For almost six and one-half years, I had a wonderful time.  We lived together
for about a year, but that was difficult as his job was on one side of town
and mine on the other.  I owned my own home and selling it with the high
interest rates was going to be difficult at best.  So he got an apartment of
his own, but we spent most weekends together; either he with me or me with
him, plus as many free days and holidays as possible.  Both he and I have
jobs which involve "non-standard" working hours.  It was great!   I never
loved anyone so much in my whole life.  Whaever he wanted, we tried to work
out how to get it, or how to do it, or whatever.  I changed my will to leave
virtually everything to him.  To me, he was everything.  Short of a crime,
I would have done just about anythiing for him.  I might add that while I
am not another Burt Reynolds, I can hold my own in the looks and attractiveness
categories.  I'm not a dog just in case you're wondering.

Oh is love blind!  When I first met him, he had just terminaed another
relationship.  For a year or so when we lived together, it was the
two of us:   Michael and Jim!   Even after he got his apartment, we still
referred to my house as our house, and his apartment as our apartment.
I had a key to the apartment and he to my house.  We gave them back to 
each other yesterday.

About two weeks ago, I got a call from a good friend of his; a friend who
I felt never really cared for me, but that was o.k.  He told me that he
and Michael had just broken up a two-year love-affair, and that I was a fool.
The caller went on to tell me that before him, there had been another "friend"
who was Michael's lover. Supposedly during this time, Michael and I were lovers.
I didn't believe the caller.  I couldn't believe that caller even though
he called me again and told me things that I thought only Michael and I 
would know about.  Finally last Thursday, Michael blurted out the truth.
He had never loved me; I was good in the sack and he liked the first year
primarily for sexual reasons.  There is a fair disparity in our incomes
so he also saw this as a good thing.  Yes, he did have two other lovers in 
succession;  yes, I had been played for the fool.

Of course, he said many times last Thursday, I don't love you, but I care for
you. That is a sandard cliche used by anyone who breaks up a marriage or
an engagement, or any other deeply emotional relationship.
Durng the six and one-half years, he told me time after time that he
loved me and I like a jerk believed him.

He is a con artist extraordinaire!  He showed me how he hid his lovers from
me with a false back to one of the closets.  His last lover actually lived with
him in OUR apartment!  Incredible!  How he could ever have managaed to juggle
the balls (non pun intended) to keep me ignorant for so long is unbelievable!
I had a key to our apartment.  Just unreal how he was able to handle the
situation.  In retrospect, there were clues, but I was too blind to see them.
I can now think of some times when he was hinting around about ending our
relationship, but I always came up with "the solution."  In retrospect,
I made his life rather difficiult, but thought I was just being fiathful
through thick and thin.

Now why write all this.   Why bare my soul on the net?
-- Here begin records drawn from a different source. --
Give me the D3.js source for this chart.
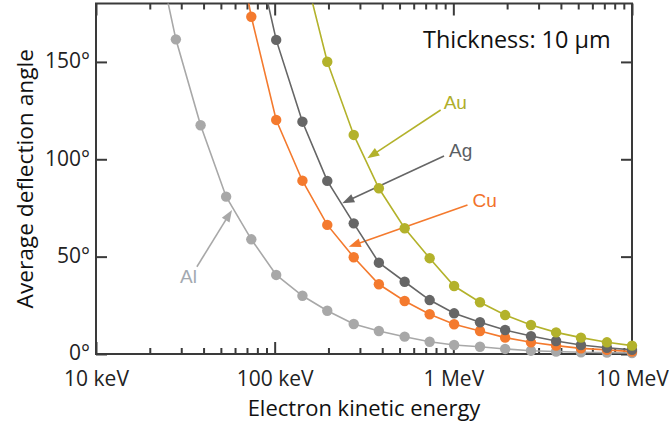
<!DOCTYPE html>
<html>
<head>
<meta charset="utf-8">
<script src="https://cdn.jsdelivr.net/npm/d3@7"></script>
<style>
  html, body { margin: 0; padding: 0; background: #fff; }
  svg { display: block; }
</style>
</head>
<body>
<svg id="chart" width="669" height="426"></svg>
<script>
// Electron kinetic energy in keV (about 7 samples per decade)
const energiesKeV = [10, 14, 20, 28, 38.5, 53.5, 74, 102, 143, 197, 277, 383, 534, 737,
                     1010, 1410, 1950, 2720, 3760, 5180, 7240, 10000];

// Average deflection angle (degrees) after 10 µm of material; null = not computed
const alAngles = [null, null, 224, 161.6, 117.5, 80.8, 58.9, 40.6, 29.9, 22.2, 15.4, 11.8, 8.9, 6.3,
                  4.6, 3.7, 2.6, 1.7, 1.3, 0.9, 0.7, 0.5];
const cuAngles = [null, null, null, null, null, 240, 173.2, 120.2, 89.0, 66.3, 49.7, 35.8, 27.2, 20.4,
                  15.3, 11.8, 8.4, 6.0, 4.3, 2.9, 2.1, 1.2];
const agAngles = [null, null, null, null, null, null, 218, 161.3, 119.3, 88.9, 67.1, 46.9, 37.1, 27.7,
                  20.9, 16.3, 12.3, 9.2, 6.7, 4.6, 3.2, 2.1];
const auAngles = [null, null, null, null, null, null, null, null, 201, 150.1, 112.5, 85.1, 64.6, 49.2,
                  34.9, 26.6, 20.0, 14.9, 11.1, 8.4, 6.0, 4.3];

const seriesNames = ["Al", "Cu", "Ag", "Au"];

// Axis ticks
const xMajorTicks = [10, 100, 1000, 10000];
const xMajorLabels = ["10 keV", "100 keV", "1 MeV", "10 MeV"];
const xMinorTicks = [20, 30, 40, 50, 60, 70, 80, 90,
                     200, 300, 400, 500, 600, 700, 800, 900,
                     2000, 3000, 4000, 5000, 6000, 7000, 8000, 9000];
const yTicks = [0, 50, 100, 150];
const yTickLabels = ["0°", "50°", "100°", "150°"];

// Callout arrows: tail (label end) and tip, in [keV, degrees]
const calloutNames = ["Au", "Ag", "Cu", "Al"];
const calloutTails = [[849, 125.3], [887, 101.7], [1200, 76.5], [36.7, 44.8]];
const calloutTips  = [[330, 100.5], [239, 77.4], [260, 55.1], [57.7, 74.0]];

const thicknessNote = "Thickness: 10 µm";
const xTitle = "Electron kinetic energy";
const yTitle = "Average deflection angle";

// ---- drawing ----
(function draw() {
  const svg = d3.select("#chart");
  const W = 669, H = 426;
  const plotLeft = 96, plotRight = 632, plotTop = 3.5, plotBottom = 354;

  const x = d3.scaleLog().domain([10, 10000]).range([plotLeft, plotRight]);
  const y = d3.scaleLinear().domain([0, 180]).range([plotBottom, plotTop]);

  const colors = { Al: "#a8a8a8", Cu: "#f47a2e", Ag: "#666666", Au: "#b3b22b" };
  const labelColors = { Al: "#a3a9b0", Cu: "#f2722a", Ag: "#5a5e64", Au: "#afae2a" };
  const axisColor = "#3a3a3a";
  const axisFont = "'Open Sans', 'Noto Sans', sans-serif";

  svg.append("rect").attr("width", W).attr("height", H).attr("fill", "#fff");

  svg.append("defs").append("clipPath").attr("id", "plotClip")
    .append("rect").attr("x", plotLeft - 10).attr("y", plotTop)
    .attr("width", W - plotLeft + 10).attr("height", H - plotTop);

  // Frame
  svg.append("rect")
    .attr("x", plotLeft).attr("y", plotTop)
    .attr("width", plotRight - plotLeft).attr("height", plotBottom - plotTop)
    .attr("fill", "none").attr("stroke", axisColor).attr("stroke-width", 2);

  function styleAxis(g) {
    g.select(".domain").remove();
    g.selectAll(".tick line").attr("stroke", axisColor).attr("stroke-width", 2);
    g.selectAll(".tick text").attr("fill", "#222").style("font-family", axisFont).style("font-size", "21px");
  }

  // Bottom axis: inward ticks, labels below
  svg.append("g").attr("transform", `translate(0,${plotBottom})`)
    .call(d3.axisBottom(x).tickValues(xMinorTicks).tickSizeInner(-6).tickSizeOuter(0).tickFormat(""))
    .call(styleAxis);
  svg.append("g").attr("transform", `translate(0,${plotBottom})`)
    .call(d3.axisBottom(x).tickValues(xMajorTicks).tickSizeInner(-12).tickSizeOuter(0)
          .tickPadding(17).tickFormat((d, i) => xMajorLabels[i]))
    .call(styleAxis);

  // Top axis: inward ticks, no labels
  svg.append("g").attr("transform", `translate(0,${plotTop})`)
    .call(d3.axisTop(x).tickValues(xMinorTicks).tickSizeInner(-6).tickSizeOuter(0).tickFormat(""))
    .call(styleAxis);
  svg.append("g").attr("transform", `translate(0,${plotTop})`)
    .call(d3.axisTop(x).tickValues(xMajorTicks).tickSizeInner(-12).tickSizeOuter(0).tickFormat(""))
    .call(styleAxis);

  // Left axis with degree labels
  svg.append("g").attr("transform", `translate(${plotLeft},0)`)
    .call(d3.axisLeft(y).tickValues(yTicks).tickSizeInner(-11).tickSizeOuter(0)
          .tickPadding(6).tickFormat((d, i) => yTickLabels[i]))
    .call(styleAxis)
    .call(g => g.selectAll(".tick text").attr("dy", "0.28em"));

  // Right axis: inward ticks only
  svg.append("g").attr("transform", `translate(${plotRight},0)`)
    .call(d3.axisRight(y).tickValues(yTicks).tickSizeInner(-11).tickSizeOuter(0).tickFormat(""))
    .call(styleAxis);

  // Axis titles
  svg.append("text")
    .attr("x", (plotLeft + plotRight) / 2).attr("y", 416)
    .attr("text-anchor", "middle")
    .style("font-family", axisFont).style("font-size", "22px").attr("fill", "#111")
    .text(xTitle);
  svg.append("text")
    .attr("transform", `translate(33,${(plotTop + plotBottom) / 2}) rotate(-90)`)
    .attr("text-anchor", "middle")
    .style("font-family", axisFont).style("font-size", "22.7px").attr("fill", "#111")
    .text(yTitle);

  // Thickness note
  svg.append("text")
    .attr("x", 423).attr("y", 48)
    .style("font-family", axisFont).style("font-size", "23.4px").attr("fill", "#111")
    .text(thicknessNote);

  // Callout arrows with element labels
  const labelOffsets = { Au: [3, -1.5, "start"], Ag: [5, 1, "start"], Cu: [5, 2, "start"], Al: [0, 16.5, "end"] };
  const calloutLayer = svg.append("g");
  calloutNames.forEach((name, i) => {
    const tx = x(calloutTails[i][0]), ty = y(calloutTails[i][1]);
    const px = x(calloutTips[i][0]), py = y(calloutTips[i][1]);
    const dx = px - tx, dy = py - ty, len = Math.hypot(dx, dy);
    const ux = dx / len, uy = dy / len;
    const headLen = 12, headHalf = 4.5;
    const bx = px - ux * headLen, by = py - uy * headLen;
    calloutLayer.append("line")
      .attr("x1", tx).attr("y1", ty).attr("x2", bx + ux * 2).attr("y2", by + uy * 2)
      .attr("stroke", colors[name]).attr("stroke-width", 1.6);
    calloutLayer.append("path")
      .attr("d", `M${px},${py}L${bx - uy * headHalf},${by + ux * headHalf}L${bx + uy * headHalf},${by - ux * headHalf}Z`)
      .attr("fill", colors[name]);
    const off = labelOffsets[name];
    calloutLayer.append("text")
      .attr("x", tx + off[0]).attr("y", ty + off[1])
      .attr("text-anchor", off[2])
      .style("font-family", "'Liberation Sans', Arial, sans-serif").style("font-size", "19px")
      .attr("fill", labelColors[name])
      .text(name);
  });

  // Data series
  const seriesValues = { Al: alAngles, Cu: cuAngles, Ag: agAngles, Au: auAngles };
  const plot = svg.append("g").attr("clip-path", "url(#plotClip)");
  const line = d3.line().x(d => x(d.e)).y(d => y(d.a));

  seriesNames.forEach(name => {
    const pts = energiesKeV.map((e, i) => ({ e, a: seriesValues[name][i] })).filter(d => d.a !== null);
    const g = plot.append("g");
    g.append("path").datum(pts)
      .attr("d", line).attr("fill", "none")
      .attr("stroke", colors[name]).attr("stroke-width", 1.6);
    g.selectAll("circle").data(pts.filter(d => d.a <= 180)).join("circle")
      .attr("cx", d => x(d.e)).attr("cy", d => y(d.a)).attr("r", 5.2)
      .attr("fill", colors[name]);
  });
})();
</script>
</body>
</html>
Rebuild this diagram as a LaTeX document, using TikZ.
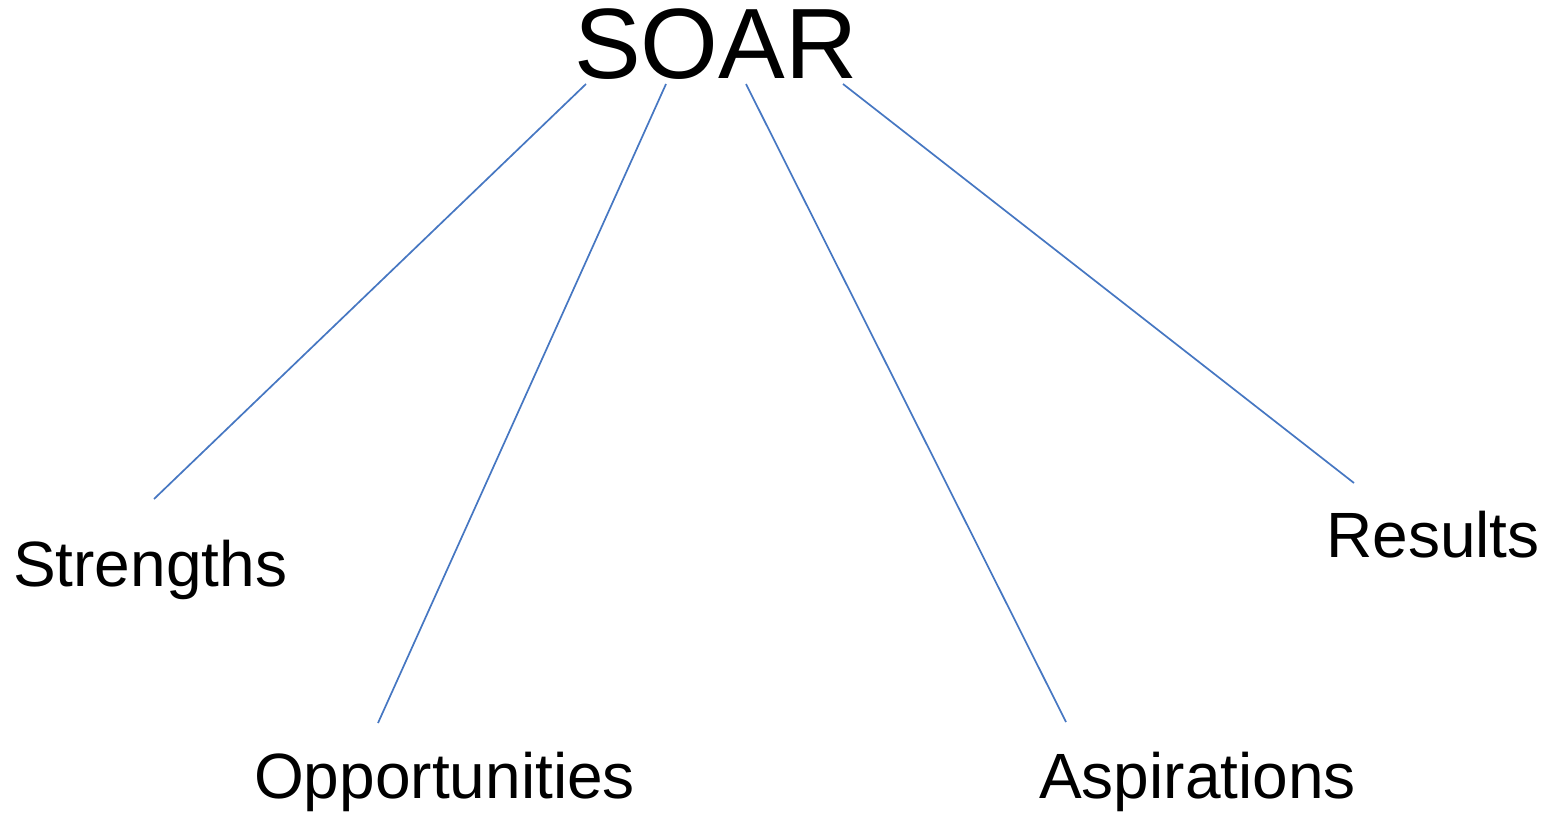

1) Don't become paranoid or cynical, but be sure that you really see
what is going on!  Six and one-half years is a long time - don't let it
happen to you!  (Even if it is only 6 and one-half weeks!)

2) Obviously, I'm really hurting!  Not really mad - maybe that was my problem;
I rarely got mad at him.  I can now see how he manipulated me into 
staying away from our apartment, etc. by making me feel guilty over some
minor issue.  What is the adage, "The best defense is a srong offense!"

3) I'm sure that others on the net have gone through similar situations
even if perhaps not as trying.   How do you get over it?  How do you
accept that it was six and one-half yaars of your life?  How can you ever
come to trust anyone else again?  I can't really talk to anyone else about
it because all of our friends were mutual friends.  An irony:  many of them
knew what he was doing, and some even threatened to blow the whistle, as
they thought I was truly a caring person and deserved much more than I
was getting.  Some friends!  No one ever told me!  Not only have I been
played for the fool, but so many people know that I was played for the fool.
His former lover (after our 1 year together) won't even speak to him.  His
last lover who called me finally left him over what he was doing to me.
Unfortunately he is trying to use me to hurt Michael, and while I may have 
reason to hurt him in the eyes of some, I can't bring myself to do it.  Michael
says he wants to remain friends.  I find that difficult to fathom, but likewise
at the same time find it difficult to imagine never knowing anything
about him in the future.  Was I a jerk?  What made me so blind?  What in
hell do I do now?  If it wasn't so real, I'd describe this script as a
lousy grade "B" movie or a day-time soap opera plot if it involved a man
and a woman.

Any constructive suggestions, comments, etc. would be appreciated.
Unless appropriate, I would prefer mail rather than a netwide posting.
Of course, if anything I have brought up is worthy of discussion, feel
free to use this article as the caalyst for your posting, but for the
sake of all, please edit my article.

And beware: What you see is not always what you get!

j.r.    {allegra,seismo}!rochester!ritcv!jrc

p.s.  In thinking about this, I become aware that this is just the kind of thing
that many of our critics say about us:  We can't have lasting, trusting,
caring relations.  Can we?  or am I just a foolish romanticist?